=== Extracted records ===

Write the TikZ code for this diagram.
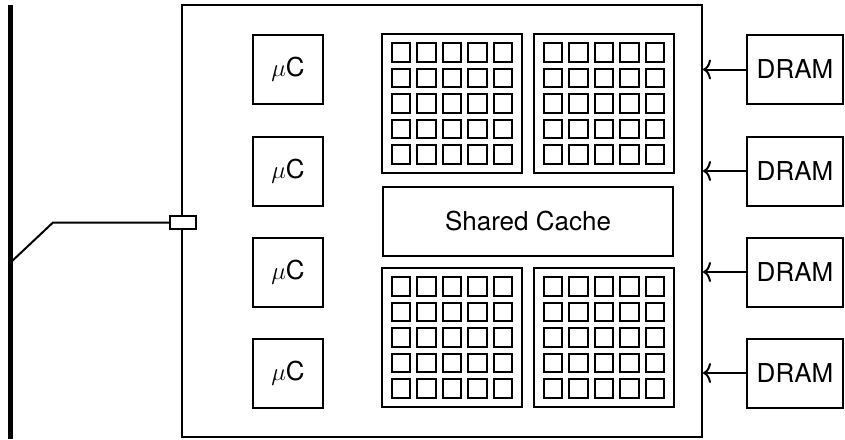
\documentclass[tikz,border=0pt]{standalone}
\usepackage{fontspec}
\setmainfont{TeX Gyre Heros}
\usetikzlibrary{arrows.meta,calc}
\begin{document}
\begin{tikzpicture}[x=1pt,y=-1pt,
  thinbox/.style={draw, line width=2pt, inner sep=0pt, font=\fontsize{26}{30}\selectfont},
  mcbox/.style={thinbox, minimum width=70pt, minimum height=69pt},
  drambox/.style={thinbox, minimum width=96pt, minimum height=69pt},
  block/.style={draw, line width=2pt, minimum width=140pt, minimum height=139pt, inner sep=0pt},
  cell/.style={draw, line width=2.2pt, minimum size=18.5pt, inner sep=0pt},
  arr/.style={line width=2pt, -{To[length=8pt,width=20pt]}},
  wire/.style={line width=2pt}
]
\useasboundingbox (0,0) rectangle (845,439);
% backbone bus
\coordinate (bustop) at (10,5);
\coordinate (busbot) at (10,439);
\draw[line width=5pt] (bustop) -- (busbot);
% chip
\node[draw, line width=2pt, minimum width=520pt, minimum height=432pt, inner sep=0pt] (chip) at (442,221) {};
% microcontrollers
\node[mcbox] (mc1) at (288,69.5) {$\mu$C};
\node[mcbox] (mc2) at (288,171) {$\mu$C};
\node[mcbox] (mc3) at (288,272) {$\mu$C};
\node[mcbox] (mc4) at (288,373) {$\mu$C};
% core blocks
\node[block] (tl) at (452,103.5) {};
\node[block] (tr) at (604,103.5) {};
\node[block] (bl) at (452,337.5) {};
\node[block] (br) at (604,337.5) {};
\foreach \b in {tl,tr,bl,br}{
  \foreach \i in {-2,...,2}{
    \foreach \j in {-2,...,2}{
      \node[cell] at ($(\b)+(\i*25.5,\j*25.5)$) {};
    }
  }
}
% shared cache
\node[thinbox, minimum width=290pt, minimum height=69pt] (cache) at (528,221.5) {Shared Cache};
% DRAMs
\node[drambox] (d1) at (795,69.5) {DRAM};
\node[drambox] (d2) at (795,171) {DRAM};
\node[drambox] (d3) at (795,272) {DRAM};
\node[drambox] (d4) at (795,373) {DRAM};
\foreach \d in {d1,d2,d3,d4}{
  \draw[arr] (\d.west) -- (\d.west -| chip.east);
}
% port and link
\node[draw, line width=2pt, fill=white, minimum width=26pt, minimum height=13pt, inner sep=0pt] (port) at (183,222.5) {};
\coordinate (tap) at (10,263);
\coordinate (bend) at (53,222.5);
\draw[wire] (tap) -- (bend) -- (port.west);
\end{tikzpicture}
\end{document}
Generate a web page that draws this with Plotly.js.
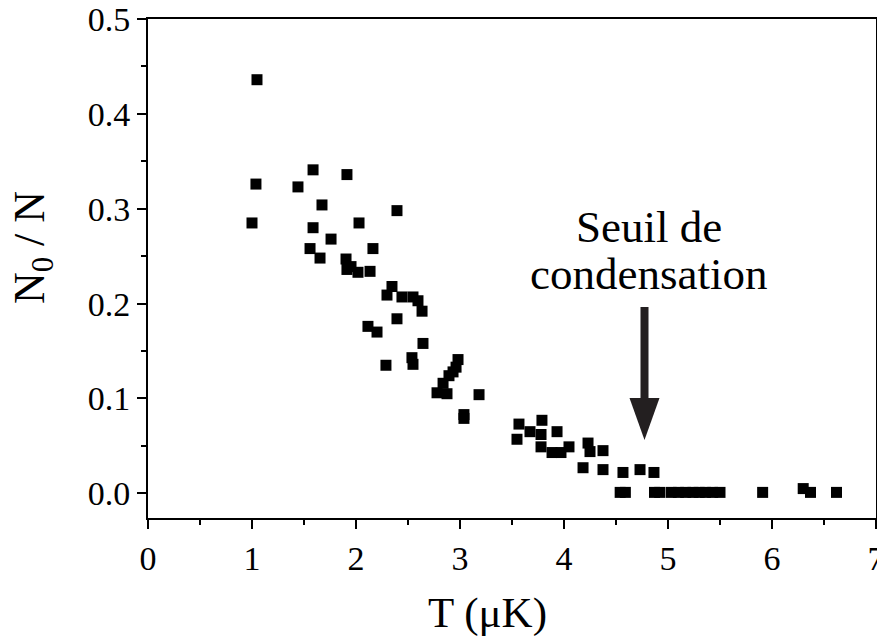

===

Goal of the exercise —
Transcribe every line in the entries above, taking out only the images.

Right answer —
Write the TikZ code for this diagram.
\documentclass[tikz,border=0pt]{standalone}
\usepackage{fontspec}
\setmainfont{TeX Gyre Heros}
\usetikzlibrary{arrows.meta,calc}
\begin{document}
\begin{tikzpicture}[x=1pt,y=-1pt,
  thinbox/.style={draw, line width=2pt, inner sep=0pt, font=\fontsize{26}{30}\selectfont},
  mcbox/.style={thinbox, minimum width=70pt, minimum height=69pt},
  drambox/.style={thinbox, minimum width=96pt, minimum height=69pt},
  block/.style={draw, line width=2pt, minimum width=140pt, minimum height=139pt, inner sep=0pt},
  cell/.style={draw, line width=2.2pt, minimum size=18.5pt, inner sep=0pt},
  arr/.style={line width=2pt, -{To[length=8pt,width=20pt]}},
  wire/.style={line width=2pt}
]
\useasboundingbox (0,0) rectangle (845,439);
% backbone bus
\coordinate (bustop) at (10,5);
\coordinate (busbot) at (10,439);
\draw[line width=5pt] (bustop) -- (busbot);
% chip
\node[draw, line width=2pt, minimum width=520pt, minimum height=432pt, inner sep=0pt] (chip) at (442,221) {};
% microcontrollers
\node[mcbox] (mc1) at (288,69.5) {$\mu$C};
\node[mcbox] (mc2) at (288,171) {$\mu$C};
\node[mcbox] (mc3) at (288,272) {$\mu$C};
\node[mcbox] (mc4) at (288,373) {$\mu$C};
% core blocks
\node[block] (tl) at (452,103.5) {};
\node[block] (tr) at (604,103.5) {};
\node[block] (bl) at (452,337.5) {};
\node[block] (br) at (604,337.5) {};
\foreach \b in {tl,tr,bl,br}{
  \foreach \i in {-2,...,2}{
    \foreach \j in {-2,...,2}{
      \node[cell] at ($(\b)+(\i*25.5,\j*25.5)$) {};
    }
  }
}
% shared cache
\node[thinbox, minimum width=290pt, minimum height=69pt] (cache) at (528,221.5) {Shared Cache};
% DRAMs
\node[drambox] (d1) at (795,69.5) {DRAM};
\node[drambox] (d2) at (795,171) {DRAM};
\node[drambox] (d3) at (795,272) {DRAM};
\node[drambox] (d4) at (795,373) {DRAM};
\foreach \d in {d1,d2,d3,d4}{
  \draw[arr] (\d.west) -- (\d.west -| chip.east);
}
% port and link
\node[draw, line width=2pt, fill=white, minimum width=26pt, minimum height=13pt, inner sep=0pt] (port) at (183,222.5) {};
\coordinate (tap) at (10,263);
\coordinate (bend) at (53,222.5);
\draw[wire] (tap) -- (bend) -- (port.west);
\end{tikzpicture}
\end{document}
Generate a web page that draws this with Plotly.js.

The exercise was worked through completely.